§ Exercise requirements
Copy out the data below as written; omit any images.

━━━━━━━━

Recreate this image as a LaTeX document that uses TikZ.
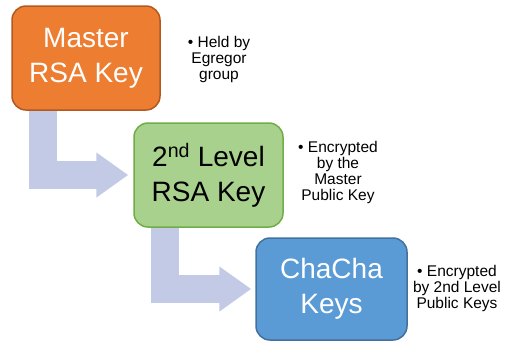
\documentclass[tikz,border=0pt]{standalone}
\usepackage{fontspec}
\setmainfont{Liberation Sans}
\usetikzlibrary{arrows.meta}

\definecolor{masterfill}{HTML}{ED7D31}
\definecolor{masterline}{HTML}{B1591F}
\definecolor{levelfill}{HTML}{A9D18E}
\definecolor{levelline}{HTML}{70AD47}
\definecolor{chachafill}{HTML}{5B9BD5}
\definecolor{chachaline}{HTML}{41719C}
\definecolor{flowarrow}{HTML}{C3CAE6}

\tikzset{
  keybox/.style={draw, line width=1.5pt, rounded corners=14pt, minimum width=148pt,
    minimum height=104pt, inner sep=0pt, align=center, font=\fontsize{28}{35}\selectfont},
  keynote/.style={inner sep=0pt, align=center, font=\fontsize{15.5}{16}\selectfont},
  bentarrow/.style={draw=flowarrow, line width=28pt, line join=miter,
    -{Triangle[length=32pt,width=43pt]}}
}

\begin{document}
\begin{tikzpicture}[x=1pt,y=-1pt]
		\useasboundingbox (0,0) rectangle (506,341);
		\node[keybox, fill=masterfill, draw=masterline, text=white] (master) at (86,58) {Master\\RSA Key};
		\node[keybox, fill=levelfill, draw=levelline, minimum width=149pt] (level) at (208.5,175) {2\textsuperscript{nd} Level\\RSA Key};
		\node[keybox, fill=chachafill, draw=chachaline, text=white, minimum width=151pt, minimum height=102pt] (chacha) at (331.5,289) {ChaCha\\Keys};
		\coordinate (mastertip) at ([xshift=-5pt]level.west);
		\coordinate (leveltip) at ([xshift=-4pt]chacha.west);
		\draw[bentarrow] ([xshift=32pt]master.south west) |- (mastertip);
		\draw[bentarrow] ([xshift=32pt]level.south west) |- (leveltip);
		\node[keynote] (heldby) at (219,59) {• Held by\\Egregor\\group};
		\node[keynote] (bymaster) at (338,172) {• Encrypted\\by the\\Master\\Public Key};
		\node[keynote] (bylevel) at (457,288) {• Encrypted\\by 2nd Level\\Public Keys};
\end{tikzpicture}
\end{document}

━━━━━━━━

§ Reply
Recreate this image as a LaTeX document that uses TikZ.
\documentclass[tikz,border=0pt]{standalone}
\usepackage{fontspec}
\setmainfont{Liberation Sans}
\usetikzlibrary{arrows.meta}

\definecolor{masterfill}{HTML}{ED7D31}
\definecolor{masterline}{HTML}{B1591F}
\definecolor{levelfill}{HTML}{A9D18E}
\definecolor{levelline}{HTML}{70AD47}
\definecolor{chachafill}{HTML}{5B9BD5}
\definecolor{chachaline}{HTML}{41719C}
\definecolor{flowarrow}{HTML}{C3CAE6}

\tikzset{
  keybox/.style={draw, line width=1.5pt, rounded corners=14pt, minimum width=148pt,
    minimum height=104pt, inner sep=0pt, align=center, font=\fontsize{28}{35}\selectfont},
  keynote/.style={inner sep=0pt, align=center, font=\fontsize{15.5}{16}\selectfont},
  bentarrow/.style={draw=flowarrow, line width=28pt, line join=miter,
    -{Triangle[length=32pt,width=43pt]}}
}

\begin{document}
\begin{tikzpicture}[x=1pt,y=-1pt]
		\useasboundingbox (0,0) rectangle (506,341);
		\node[keybox, fill=masterfill, draw=masterline, text=white] (master) at (86,58) {Master\\RSA Key};
		\node[keybox, fill=levelfill, draw=levelline, minimum width=149pt] (level) at (208.5,175) {2\textsuperscript{nd} Level\\RSA Key};
		\node[keybox, fill=chachafill, draw=chachaline, text=white, minimum width=151pt, minimum height=102pt] (chacha) at (331.5,289) {ChaCha\\Keys};
		\coordinate (mastertip) at ([xshift=-5pt]level.west);
		\coordinate (leveltip) at ([xshift=-4pt]chacha.west);
		\draw[bentarrow] ([xshift=32pt]master.south west) |- (mastertip);
		\draw[bentarrow] ([xshift=32pt]level.south west) |- (leveltip);
		\node[keynote] (heldby) at (219,59) {• Held by\\Egregor\\group};
		\node[keynote] (bymaster) at (338,172) {• Encrypted\\by the\\Master\\Public Key};
		\node[keynote] (bylevel) at (457,288) {• Encrypted\\by 2nd Level\\Public Keys};
\end{tikzpicture}
\end{document}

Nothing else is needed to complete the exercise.